▶ [GIVEN TASK]: Omit the pictures and print exactly the lines of the listing below, starting at the first and ending at the line containing "-0.72, -0.65, -0.61]".

▶ [MATERIAL]:
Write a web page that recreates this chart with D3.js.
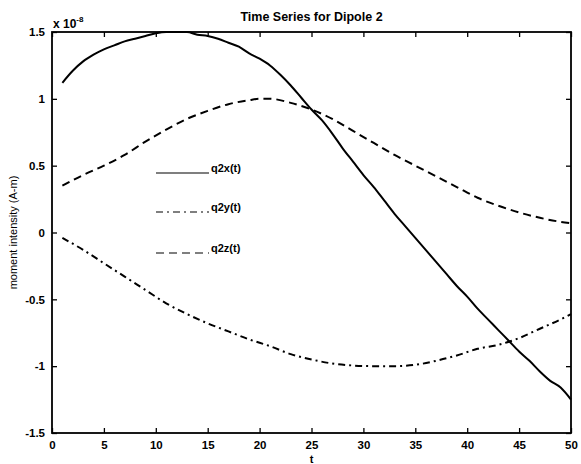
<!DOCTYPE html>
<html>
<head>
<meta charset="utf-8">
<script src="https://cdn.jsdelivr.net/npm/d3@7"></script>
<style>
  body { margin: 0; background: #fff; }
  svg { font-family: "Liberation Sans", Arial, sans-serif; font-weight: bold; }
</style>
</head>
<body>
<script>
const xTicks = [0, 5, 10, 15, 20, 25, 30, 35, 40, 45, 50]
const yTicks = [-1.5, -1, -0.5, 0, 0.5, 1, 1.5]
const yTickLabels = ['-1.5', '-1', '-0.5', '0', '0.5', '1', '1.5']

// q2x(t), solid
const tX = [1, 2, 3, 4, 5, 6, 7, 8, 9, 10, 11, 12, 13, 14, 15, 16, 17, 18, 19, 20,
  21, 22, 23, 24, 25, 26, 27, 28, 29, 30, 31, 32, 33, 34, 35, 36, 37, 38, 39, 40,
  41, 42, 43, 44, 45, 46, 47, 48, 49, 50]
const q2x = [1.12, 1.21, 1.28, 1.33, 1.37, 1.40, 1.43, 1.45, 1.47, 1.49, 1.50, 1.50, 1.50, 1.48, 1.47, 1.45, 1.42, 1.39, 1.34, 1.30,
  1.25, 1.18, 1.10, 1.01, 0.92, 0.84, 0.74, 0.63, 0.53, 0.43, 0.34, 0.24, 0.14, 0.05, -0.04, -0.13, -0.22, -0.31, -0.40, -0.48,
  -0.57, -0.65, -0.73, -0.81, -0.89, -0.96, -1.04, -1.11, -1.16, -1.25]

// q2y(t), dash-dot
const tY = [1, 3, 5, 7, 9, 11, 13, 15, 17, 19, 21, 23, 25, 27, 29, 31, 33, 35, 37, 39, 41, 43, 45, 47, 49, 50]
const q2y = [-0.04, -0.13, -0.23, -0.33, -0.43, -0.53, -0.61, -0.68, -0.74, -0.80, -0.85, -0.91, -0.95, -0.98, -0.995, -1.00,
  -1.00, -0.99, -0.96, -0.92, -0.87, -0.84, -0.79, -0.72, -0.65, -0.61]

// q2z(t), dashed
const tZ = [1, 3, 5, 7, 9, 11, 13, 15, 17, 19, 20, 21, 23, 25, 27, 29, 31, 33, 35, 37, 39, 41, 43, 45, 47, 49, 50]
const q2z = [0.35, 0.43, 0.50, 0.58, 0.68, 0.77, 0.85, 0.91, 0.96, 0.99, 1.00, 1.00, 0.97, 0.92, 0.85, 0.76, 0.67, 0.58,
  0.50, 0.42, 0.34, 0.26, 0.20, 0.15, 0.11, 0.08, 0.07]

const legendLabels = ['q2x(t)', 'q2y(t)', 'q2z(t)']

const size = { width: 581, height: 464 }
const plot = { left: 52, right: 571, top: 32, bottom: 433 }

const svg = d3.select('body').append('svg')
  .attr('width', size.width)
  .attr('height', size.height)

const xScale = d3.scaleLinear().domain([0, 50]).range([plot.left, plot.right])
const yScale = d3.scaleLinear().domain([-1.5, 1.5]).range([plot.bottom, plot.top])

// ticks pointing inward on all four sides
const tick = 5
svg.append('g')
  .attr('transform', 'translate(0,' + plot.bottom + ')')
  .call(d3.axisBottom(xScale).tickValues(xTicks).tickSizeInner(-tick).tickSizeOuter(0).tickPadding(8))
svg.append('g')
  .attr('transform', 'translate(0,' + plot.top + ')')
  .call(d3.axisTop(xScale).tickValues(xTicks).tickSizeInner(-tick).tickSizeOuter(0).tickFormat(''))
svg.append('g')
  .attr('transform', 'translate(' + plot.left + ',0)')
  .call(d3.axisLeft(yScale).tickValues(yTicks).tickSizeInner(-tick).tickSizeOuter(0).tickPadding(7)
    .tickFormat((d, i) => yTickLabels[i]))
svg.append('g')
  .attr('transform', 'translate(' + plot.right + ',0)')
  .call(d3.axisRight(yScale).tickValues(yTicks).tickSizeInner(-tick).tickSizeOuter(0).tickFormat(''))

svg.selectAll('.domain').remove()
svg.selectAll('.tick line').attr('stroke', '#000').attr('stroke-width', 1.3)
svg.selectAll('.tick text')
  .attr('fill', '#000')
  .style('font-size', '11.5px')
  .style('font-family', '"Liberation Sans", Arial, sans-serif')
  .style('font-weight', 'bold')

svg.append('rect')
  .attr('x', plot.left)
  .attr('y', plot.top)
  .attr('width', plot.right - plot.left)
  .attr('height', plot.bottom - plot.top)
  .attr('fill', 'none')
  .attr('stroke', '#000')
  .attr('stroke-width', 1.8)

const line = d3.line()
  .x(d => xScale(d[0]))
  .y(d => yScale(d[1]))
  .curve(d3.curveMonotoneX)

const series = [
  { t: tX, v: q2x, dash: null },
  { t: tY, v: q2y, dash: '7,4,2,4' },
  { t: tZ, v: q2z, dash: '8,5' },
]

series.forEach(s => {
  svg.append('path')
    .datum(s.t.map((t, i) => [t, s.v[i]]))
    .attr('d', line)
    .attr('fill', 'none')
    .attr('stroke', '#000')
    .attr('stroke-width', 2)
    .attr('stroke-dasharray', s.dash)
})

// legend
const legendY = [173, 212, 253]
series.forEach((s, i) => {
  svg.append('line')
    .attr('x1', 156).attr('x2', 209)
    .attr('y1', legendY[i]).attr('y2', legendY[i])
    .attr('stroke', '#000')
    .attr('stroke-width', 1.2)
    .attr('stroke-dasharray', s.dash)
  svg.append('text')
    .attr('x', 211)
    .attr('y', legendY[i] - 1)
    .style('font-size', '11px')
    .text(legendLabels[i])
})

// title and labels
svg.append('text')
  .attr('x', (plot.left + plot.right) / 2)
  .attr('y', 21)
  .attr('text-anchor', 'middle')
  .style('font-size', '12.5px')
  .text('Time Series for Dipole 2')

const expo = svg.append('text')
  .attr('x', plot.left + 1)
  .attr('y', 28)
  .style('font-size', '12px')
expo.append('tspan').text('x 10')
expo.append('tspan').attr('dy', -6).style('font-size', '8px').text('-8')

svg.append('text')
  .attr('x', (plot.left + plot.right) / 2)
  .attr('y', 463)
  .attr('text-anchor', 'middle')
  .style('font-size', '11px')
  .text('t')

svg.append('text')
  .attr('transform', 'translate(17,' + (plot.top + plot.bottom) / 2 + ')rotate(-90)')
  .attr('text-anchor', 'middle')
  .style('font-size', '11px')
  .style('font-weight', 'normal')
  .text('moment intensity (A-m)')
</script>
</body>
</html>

▶ [RIGHT ANSWER]:
Write a web page that recreates this chart with D3.js.
<!DOCTYPE html>
<html>
<head>
<meta charset="utf-8">
<script src="https://cdn.jsdelivr.net/npm/d3@7"></script>
<style>
  body { margin: 0; background: #fff; }
  svg { font-family: "Liberation Sans", Arial, sans-serif; font-weight: bold; }
</style>
</head>
<body>
<script>
const xTicks = [0, 5, 10, 15, 20, 25, 30, 35, 40, 45, 50]
const yTicks = [-1.5, -1, -0.5, 0, 0.5, 1, 1.5]
const yTickLabels = ['-1.5', '-1', '-0.5', '0', '0.5', '1', '1.5']

// q2x(t), solid
const tX = [1, 2, 3, 4, 5, 6, 7, 8, 9, 10, 11, 12, 13, 14, 15, 16, 17, 18, 19, 20,
  21, 22, 23, 24, 25, 26, 27, 28, 29, 30, 31, 32, 33, 34, 35, 36, 37, 38, 39, 40,
  41, 42, 43, 44, 45, 46, 47, 48, 49, 50]
const q2x = [1.12, 1.21, 1.28, 1.33, 1.37, 1.40, 1.43, 1.45, 1.47, 1.49, 1.50, 1.50, 1.50, 1.48, 1.47, 1.45, 1.42, 1.39, 1.34, 1.30,
  1.25, 1.18, 1.10, 1.01, 0.92, 0.84, 0.74, 0.63, 0.53, 0.43, 0.34, 0.24, 0.14, 0.05, -0.04, -0.13, -0.22, -0.31, -0.40, -0.48,
  -0.57, -0.65, -0.73, -0.81, -0.89, -0.96, -1.04, -1.11, -1.16, -1.25]

// q2y(t), dash-dot
const tY = [1, 3, 5, 7, 9, 11, 13, 15, 17, 19, 21, 23, 25, 27, 29, 31, 33, 35, 37, 39, 41, 43, 45, 47, 49, 50]
const q2y = [-0.04, -0.13, -0.23, -0.33, -0.43, -0.53, -0.61, -0.68, -0.74, -0.80, -0.85, -0.91, -0.95, -0.98, -0.995, -1.00,
  -1.00, -0.99, -0.96, -0.92, -0.87, -0.84, -0.79, -0.72, -0.65, -0.61]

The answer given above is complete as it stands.